### DIRECTION:
Your copy of the material must match it exactly, except that pictures are dropped.

### DATA SEGMENT:
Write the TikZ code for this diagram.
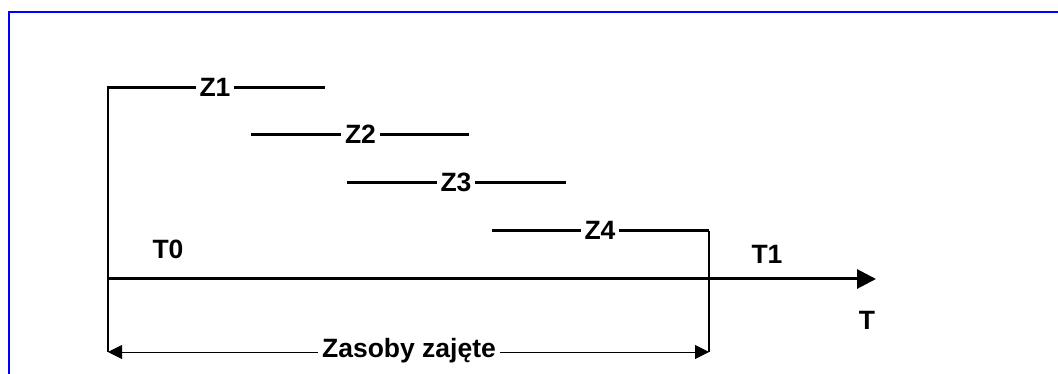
\documentclass[tikz,border=0pt]{standalone}
\usepackage{fontspec}
\setmainfont{Liberation Sans}
\usetikzlibrary{arrows.meta}
\begin{document}
\begin{tikzpicture}[x=1pt,y=-1pt,
  lbl/.style={font=\fontsize{26.5}{30}\selectfont\bfseries, inner sep=0pt},
  zlbl/.style={lbl, fill=white, inner xsep=4pt, inner ysep=2pt},
  bar/.style={line width=3pt},
  thin/.style={line width=1.3pt},
  dim/.style={line width=1pt, {Triangle[length=14pt,width=14pt]}-{Triangle[length=14pt,width=14pt]}},
  axis/.style={line width=3pt, -{Triangle[length=19pt,width=19pt]}}]
\useasboundingbox (0,0) rectangle (1058,374);
% blue frame (top and left edges visible)
\draw[blue, line width=2.3pt] (9,380) -- (9,12) -- (1070,12);
% coordinates
\coordinate (z1s) at (107,88);  \coordinate (z1e) at (325,88);
\coordinate (z2s) at (251,135); \coordinate (z2e) at (469,135);
\coordinate (z3s) at (347,183); \coordinate (z3e) at (566,183);
\coordinate (z4s) at (492,231); \coordinate (z4e) at (709,231);
\coordinate (ax0) at (107,279); \coordinate (ax1) at (876,279);
\coordinate (dl) at (108,352);  \coordinate (dr) at (709,352);
% verticals
\draw[thin] (108,88) -- (dl);
\draw[thin] (z4e) -- (dr);
% bars
\draw[bar] (z1s) -- (z1e);
\draw[bar] (z2s) -- (z2e);
\draw[bar] (z3s) -- (z3e);
\draw[bar] (z4s) -- (z4e);
\node[zlbl] (Z1) at (215,87) {Z1};
\node[zlbl] (Z2) at (360.5,134) {Z2};
\node[zlbl] (Z3) at (456,182) {Z3};
\node[zlbl] (Z4) at (600,230) {Z4};
% axis
\draw[axis] (ax0) -- (ax1);
\node[lbl] (T0) at (168,249) {T0};
\node[lbl] (T1) at (767,254) {T1};
\node[lbl] (T) at (867,320) {T};
% dimension
\draw[dim] (dl) -- (dr);
\node[lbl, fill=white, inner xsep=4pt, anchor=base] (zas) at (409,357) {Zasoby zajęte};
\end{tikzpicture}
\end{document}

### CORRECT ANSWER:
Write the TikZ code for this diagram.
\documentclass[tikz,border=0pt]{standalone}
\usepackage{fontspec}
\setmainfont{Liberation Sans}
\usetikzlibrary{arrows.meta}
\begin{document}
\begin{tikzpicture}[x=1pt,y=-1pt,
  lbl/.style={font=\fontsize{26.5}{30}\selectfont\bfseries, inner sep=0pt},
  zlbl/.style={lbl, fill=white, inner xsep=4pt, inner ysep=2pt},
  bar/.style={line width=3pt},
  thin/.style={line width=1.3pt},
  dim/.style={line width=1pt, {Triangle[length=14pt,width=14pt]}-{Triangle[length=14pt,width=14pt]}},
  axis/.style={line width=3pt, -{Triangle[length=19pt,width=19pt]}}]
\useasboundingbox (0,0) rectangle (1058,374);
% blue frame (top and left edges visible)
\draw[blue, line width=2.3pt] (9,380) -- (9,12) -- (1070,12);
% coordinates
\coordinate (z1s) at (107,88);  \coordinate (z1e) at (325,88);
\coordinate (z2s) at (251,135); \coordinate (z2e) at (469,135);
\coordinate (z3s) at (347,183); \coordinate (z3e) at (566,183);
\coordinate (z4s) at (492,231); \coordinate (z4e) at (709,231);
\coordinate (ax0) at (107,279); \coordinate (ax1) at (876,279);
\coordinate (dl) at (108,352);  \coordinate (dr) at (709,352);
% verticals
\draw[thin] (108,88) -- (dl);
\draw[thin] (z4e) -- (dr);
% bars
\draw[bar] (z1s) -- (z1e);
\draw[bar] (z2s) -- (z2e);
\draw[bar] (z3s) -- (z3e);
\draw[bar] (z4s) -- (z4e);
\node[zlbl] (Z1) at (215,87) {Z1};
\node[zlbl] (Z2) at (360.5,134) {Z2};
\node[zlbl] (Z3) at (456,182) {Z3};
\node[zlbl] (Z4) at (600,230) {Z4};
% axis
\draw[axis] (ax0) -- (ax1);
\node[lbl] (T0) at (168,249) {T0};
\node[lbl] (T1) at (767,254) {T1};
\node[lbl] (T) at (867,320) {T};
% dimension
\draw[dim] (dl) -- (dr);
\node[lbl, fill=white, inner xsep=4pt, anchor=base] (zas) at (409,357) {Zasoby zajęte};
\end{tikzpicture}
\end{document}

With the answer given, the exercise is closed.